Here is another solution using window functions:
with flagged as (
select *,
case
when call = 'A' and lead(call) over (order by rowid) <> 'A' then 'end'
when call = 'A' and lag(call) over (order by rowid) <> 'A' then 'start'
end as change_flag
from calls
)
select t1.rowid,
t1.call,
case
when change_flag = 'start' then rowid - (select max(t2.rowid) from flagged t2 where t2.change_flag = 'end' and t2.rowid < t1.rowid) - 1
when call = 'A' then 0
end as desiredout
from flagged t1
order by rowid;
The CTE first marks the start and end of each "A"-Block and the final select then uses these markers to get the difference between the start of one block and the end of the previous one.
If the rowid is not gapless, you can easily add a gapless rownumber inside the CTE to calculate the difference.
I'm not sure about the performance though. I wouldn't be surprised if Gordon's answer is faster.

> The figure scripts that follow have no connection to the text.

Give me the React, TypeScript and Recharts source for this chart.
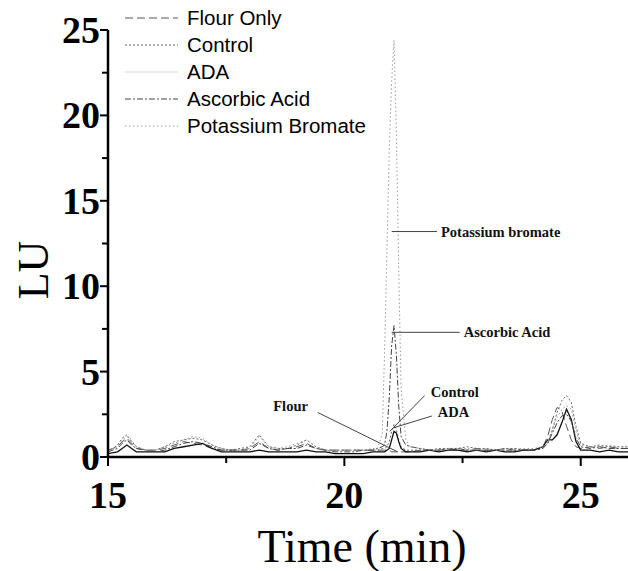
import React from "react";
import { LineChart, Line, XAxis, YAxis, Legend, ReferenceLine } from "recharts";

// retention time (min)
const times = [
  15.0, 15.2, 15.3, 15.4, 15.5, 15.6, 15.8, 16.0, 16.2, 16.4,
  16.6, 16.8, 17.0, 17.2, 17.4, 17.6, 17.8, 18.0, 18.2, 18.4,
  18.6, 18.8, 19.0, 19.2, 19.4, 19.6, 19.8, 20.0, 20.2, 20.4,
  20.6, 20.7, 20.8, 20.85, 20.9, 20.95, 21.0, 21.05, 21.1, 21.15,
  21.2, 21.3, 21.4, 21.6, 21.8, 22.0, 22.2, 22.4, 22.6, 22.8,
  23.0, 23.2, 23.4, 23.6, 23.8, 24.0, 24.2, 24.3, 24.4, 24.5,
  24.6, 24.7, 24.8, 24.9, 25.0, 25.2, 25.4, 25.6, 25.8, 26.0,
];

const flourOnly = [
  0.4, 0.6, 0.9, 1.1, 0.8, 0.5, 0.4, 0.4, 0.5, 0.7,
  0.9, 0.8, 0.7, 0.5, 0.4, 0.4, 0.4, 0.5, 0.9, 0.5,
  0.4, 0.5, 0.6, 0.8, 0.5, 0.4, 0.4, 0.4, 0.4, 0.4,
  0.4, 0.4, 0.4, 0.4, 0.4, 0.4, 0.3, 0.3, 0.3, 0.3,
  0.3, 0.3, 0.3, 0.4, 0.4, 0.4, 0.5, 0.4, 0.4, 0.5,
  0.4, 0.4, 0.5, 0.4, 0.4, 0.4, 0.6, 1.2, 2.2, 2.9,
  2.7, 1.8, 1.0, 0.6, 0.5, 0.6, 0.5, 0.6, 0.5, 0.5,
];

const control = [
  0.3, 0.7, 1.1, 1.3, 0.9, 0.6, 0.4, 0.4, 0.6, 0.9,
  1.0, 1.1, 1.0, 0.7, 0.5, 0.4, 0.5, 0.6, 1.3, 0.6,
  0.5, 0.5, 0.7, 1.0, 0.6, 0.4, 0.4, 0.4, 0.4, 0.4,
  0.4, 0.4, 0.5, 0.5, 0.6, 0.9, 1.5, 1.9, 1.6, 1.0,
  0.6, 0.4, 0.4, 0.4, 0.4, 0.5, 0.5, 0.5, 0.6, 0.5,
  0.5, 0.4, 0.5, 0.5, 0.4, 0.4, 0.5, 0.8, 1.6, 2.6,
  3.3, 3.6, 3.2, 1.8, 0.8, 0.6, 0.7, 0.6, 0.6, 0.6,
];

const ada = [
  0.2, 0.3, 0.5, 0.7, 0.5, 0.3, 0.3, 0.3, 0.3, 0.5,
  0.6, 0.7, 0.8, 0.5, 0.3, 0.3, 0.3, 0.3, 0.4, 0.3,
  0.3, 0.3, 0.3, 0.4, 0.3, 0.3, 0.2, 0.2, 0.2, 0.2,
  0.3, 0.3, 0.3, 0.3, 0.4, 0.5, 1.0, 1.5, 1.4, 0.9,
  0.5, 0.3, 0.3, 0.3, 0.4, 0.3, 0.4, 0.4, 0.3, 0.4,
  0.3, 0.4, 0.3, 0.3, 0.4, 0.4, 0.6, 1.0, 1.0, 1.3,
  2.0, 2.8, 2.2, 0.9, 0.4, 0.4, 0.3, 0.4, 0.3, 0.3,
];

const ascorbicAcid = [
  0.3, 0.5, 0.8, 1.0, 0.7, 0.5, 0.4, 0.3, 0.4, 0.6,
  0.8, 0.9, 0.8, 0.6, 0.4, 0.4, 0.4, 0.4, 0.8, 0.5,
  0.4, 0.5, 0.5, 0.7, 0.5, 0.4, 0.3, 0.3, 0.3, 0.4,
  0.4, 0.5, 0.6, 0.7, 1.5, 3.5, 6.5, 7.7, 6.0, 3.0,
  1.2, 0.7, 0.6, 0.5, 0.4, 0.4, 0.4, 0.5, 0.4, 0.4,
  0.4, 0.4, 0.4, 0.4, 0.4, 0.4, 0.5, 0.8, 1.4, 2.0,
  2.4, 2.5, 2.1, 1.1, 0.6, 0.5, 0.6, 0.5, 0.5, 0.5,
];

const potassiumBromate = [
  0.4, 0.6, 1.0, 1.2, 1.0, 0.6, 0.4, 0.4, 0.6, 0.8,
  1.0, 1.2, 1.1, 0.7, 0.5, 0.4, 0.4, 0.5, 1.2, 0.6,
  0.5, 0.6, 0.8, 1.0, 0.6, 0.4, 0.4, 0.4, 0.4, 0.4,
  0.5, 0.5, 1.3, 6.0, 12.0, 18.0, 22.0, 24.4, 19.0, 11.0,
  4.0, 1.0, 0.6, 0.5, 0.4, 0.4, 0.5, 0.5, 0.5, 0.4,
  0.5, 0.4, 0.4, 0.5, 0.5, 0.5, 0.6, 0.9, 1.6, 2.3,
  2.8, 3.0, 2.8, 1.5, 0.7, 0.6, 0.6, 0.7, 0.6, 0.6,
];

const xTicks = [15, 17.5, 20, 22.5, 25];
const yTicks = [0, 2.5, 5, 7.5, 10, 12.5, 15, 17.5, 20, 22.5, 25];

// peak labels: segment end points in (min, LU)
const annotations = [
  { text: "Potassium bromate", x1: 21.0, y1: 13.2, x2: 21.96, y2: 13.2, corner: "right" },
  { text: "Ascorbic Acid", x1: 21.0, y1: 7.3, x2: 22.44, y2: 7.3, corner: "right" },
  { text: "Flour", x1: 19.44, y1: 2.6, x2: 21.13, y2: 0.3, corner: "left" },
  { text: "Control", x1: 20.96, y1: 1.5, x2: 21.7, y2: 3.6, corner: "up" },
  { text: "ADA", x1: 21.03, y1: 1.7, x2: 21.85, y2: 2.4, corner: "up" },
];

const serif = "'Liberation Serif', 'Times New Roman', serif";
const sans = "'Liberation Sans', Arial, sans-serif";

const series = [
  { key: "flour", name: "Flour Only", stroke: "#555", dash: "8 4", width: 1, legendOpacity: 1 },
  { key: "control", name: "Control", stroke: "#666", dash: "2 2", width: 1, legendOpacity: 1 },
  { key: "ada", name: "ADA", stroke: "#111", dash: undefined, width: 1.3, legendOpacity: 0.15 },
  { key: "ascorbic", name: "Ascorbic Acid", stroke: "#444", dash: "6 2 2 2", width: 1, legendOpacity: 1 },
  { key: "bromate", name: "Potassium Bromate", stroke: "#999", dash: "1.5 2.5", width: 1, legendOpacity: 1 },
];

const data = times.map((t, i) => ({
  time: t,
  flour: flourOnly[i],
  control: control[i],
  ada: ada[i],
  ascorbic: ascorbicAcid[i],
  bromate: potassiumBromate[i],
}));

const XTick = ({ x, y, payload }: any) => {
  const major = payload.value % 5 === 0;
  return (
    <g>
      <line x1={x} x2={x} y1={y} y2={y + (major ? 9 : 6)} stroke="#000" strokeWidth={2} />
      {major && (
        <text x={x} y={y + 51} textAnchor="middle" fontSize={38} fontWeight="bold" fontFamily={serif} fill="#000">
          {payload.value}
        </text>
      )}
    </g>
  );
};

const YTick = ({ x, y, payload }: any) => {
  const major = payload.value % 5 === 0;
  return (
    <g>
      <line x1={x} x2={x - (major ? 8 : 6)} y1={y} y2={y} stroke="#000" strokeWidth={2} />
      {major && (
        <text x={x - 8} y={y + 13} textAnchor="end" fontSize={38} fontWeight="bold" fontFamily={serif} fill="#000">
          {payload.value}
        </text>
      )}
    </g>
  );
};

const renderLegend = () => (
  <div style={{ fontFamily: sans, fontSize: 20.5, color: "#000" }}>
    {series.map((s) => (
      <div key={s.key} style={{ display: "flex", alignItems: "center", height: 27 }}>
        <svg width={62} height={10}>
          <line x1={7} x2={60} y1={5} y2={5} stroke={s.stroke} strokeWidth={1}
            strokeDasharray={s.dash} opacity={s.legendOpacity} />
        </svg>
        <span style={{ marginLeft: 7 }}>{s.name}</span>
      </div>
    ))}
  </div>
);

const annotationLabel = (text: string, corner: string) => (props: any) => {
  const vb = props.viewBox;
  let tx = vb.x + vb.width + 4;
  let ty = vb.y + 5;
  let anchor = "start";
  if (corner === "left") {
    tx = vb.x - 10;
    ty = vb.y - 2;
    anchor = "end";
  } else if (corner === "up") {
    tx = vb.x + vb.width + 6;
    ty = vb.y + 1;
  }
  return (
    <text x={tx} y={ty} textAnchor={anchor} fontSize={14.5} fontWeight="bold" fontFamily={serif} fill="#111">
      {text}
    </text>
  );
};

export default function App() {
  return (
    <div style={{ position: "absolute", left: 0, top: 0, background: "#fff" }}>
      <LineChart width={628} height={571} data={data} margin={{ top: 30, right: 0, bottom: 0, left: 0 }}>
        <XAxis
          dataKey="time"
          type="number"
          domain={[15, 26]}
          ticks={xTicks}
          allowDataOverflow
          height={114}
          tickSize={0}
          tickMargin={0}
          tick={<XTick />}
          axisLine={{ stroke: "#000", strokeWidth: 2.5 }}
          label={{
            content: () => (
              <text x={362} y={562} textAnchor="middle" fontSize={46} fontFamily={serif} fill="#000">
                Time (min)
              </text>
            ),
          }}
        />
        <YAxis
          type="number"
          domain={[0, 25]}
          ticks={yTicks}
          width={108}
          tickSize={0}
          tickMargin={0}
          tick={<YTick />}
          axisLine={{ stroke: "#000", strokeWidth: 2.5 }}
          label={{
            content: () => (
              <text x={48} y={270} transform="rotate(-90 48 270)" textAnchor="middle" fontSize={44} fontFamily={serif} fill="#000">
                LU
              </text>
            ),
          }}
        />
        <Legend
          layout="vertical"
          align="center"
          verticalAlign="middle"
          content={renderLegend}
          wrapperStyle={{ left: 118, top: 4, width: 340, height: "auto" }}
        />
        {series.map((s) => (
          <Line
            key={s.key}
            dataKey={s.key}
            name={s.name}
            type="linear"
            stroke={s.stroke}
            strokeWidth={s.width}
            strokeDasharray={s.dash}
            dot={false}
            activeDot={false}
            isAnimationActive={false}
          />
        ))}
        {annotations.map((a) => (
          <ReferenceLine
            key={a.text}
            segment={[{ x: a.x1, y: a.y1 }, { x: a.x2, y: a.y2 }]}
            stroke="#444"
            strokeWidth={1}
            label={annotationLabel(a.text, a.corner)}
          />
        ))}
      </LineChart>
    </div>
  );
}
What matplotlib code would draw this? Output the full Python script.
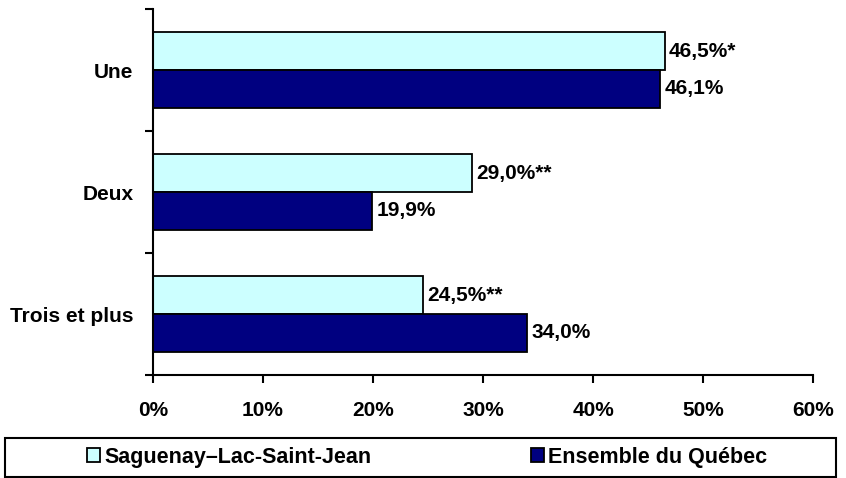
import matplotlib.pyplot as plt
from matplotlib.patches import Rectangle
import numpy as np

plt.rcParams['font.family'] = ['Liberation Sans', 'DejaVu Sans']
plt.rcParams['font.weight'] = 'bold'

categories = ["Une", "Deux", "Trois et plus"]
saguenay = [46.5, 29.0, 24.5]
quebec = [46.1, 19.9, 34.0]
saguenay_labels = ["46,5%*", "29,0%**", "24,5%**"]
quebec_labels = ["46,1%", "19,9%", "34,0%"]
series_names = ["Saguenay\u2013Lac-Saint-Jean", "Ensemble du Québec"]
xticks = [0, 10, 20, 30, 40, 50, 60]

FS = 15
W, H = 846, 478

fig = plt.figure(figsize=(8.46, 4.78), dpi=100)
ax = fig.add_axes([153 / W, 1 - 375 / H, 660 / W, 366 / H])

y = np.arange(len(categories))
h = 0.31
b1 = ax.barh(y - h / 2, saguenay, height=h, color="#CCFFFF", edgecolor="black", linewidth=1.3)
b2 = ax.barh(y + h / 2, quebec, height=h, color="#000080", edgecolor="black", linewidth=1.3)

for i in range(len(categories)):
    ax.text(saguenay[i] + 0.4, y[i] - h / 2, saguenay_labels[i], va="center", ha="left",
            fontsize=FS, fontweight="bold")
    ax.text(quebec[i] + 0.4, y[i] + h / 2, quebec_labels[i], va="center", ha="left",
            fontsize=FS, fontweight="bold")

ax.set_ylim(len(categories) - 0.5, -0.5)
ax.set_xlim(0, 60)
ax.set_xticks(xticks)
ax.set_xticklabels([f"{t}%" for t in xticks], fontsize=FS, fontweight="bold")
ax.set_yticks(y)
ax.set_yticklabels(categories, fontsize=FS, fontweight="bold")
ax.set_yticks(np.arange(-0.5, len(categories), 1.0), minor=True)
ax.tick_params(axis="y", which="major", length=0, pad=14)
ax.tick_params(axis="y", which="minor", length=6, width=1.5, direction="out")
ax.tick_params(axis="x", length=6, width=1.5, direction="out", pad=13)

for side in ["top", "right"]:
    ax.spines[side].set_visible(False)
for side in ["left", "bottom"]:
    ax.spines[side].set_linewidth(1.5)

# legend frame
fig.patches.append(Rectangle((5 / W, 1 / H), 831 / W, 39 / H, transform=fig.transFigure,
                             fill=False, edgecolor="black", linewidth=1.5))
for bar, name, x0 in [(b1, series_names[0], 87), (b2, series_names[1], 531)]:
    leg = fig.legend([bar], [name], loc="center left", bbox_to_anchor=(x0 / W, 1 - 457 / H),
                     fontsize=15.5, frameon=False, handlelength=0.6, handleheight=0.6,
                     handletextpad=0.2, borderaxespad=0, borderpad=0)
    for t in leg.get_texts():
        t.set_fontweight("bold")

fig.savefig("out.png", dpi=100)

SQLFiddle example: http://sqlfiddle.com/#!15/e1840/1
Believe it or not, this will be pretty fast if the two columns are indexed.
select r1.RowID, r1.CallID, isnull( R1.RowID - R2.RowID - 1, 0 ) as DesiredOut
from RollCall R1
left join RollCall R2
on R2.RowID =(
select max( RowID )
from RollCall
where RowID < R1.RowID
and CallID = 'A')
and R1.CallID = 'A';
Here is the Fiddle.
You could do something like that:
SELECT a.rowid - b.rowid
FROM table as a,
(SELECT rowid FROM table where rowid < a.rowid order by rowid) as b
WHERE <something>
ORDER BY a.rowid
As I cannot say which DBMS you are using this is more kind of pseudo code which could work based on your system.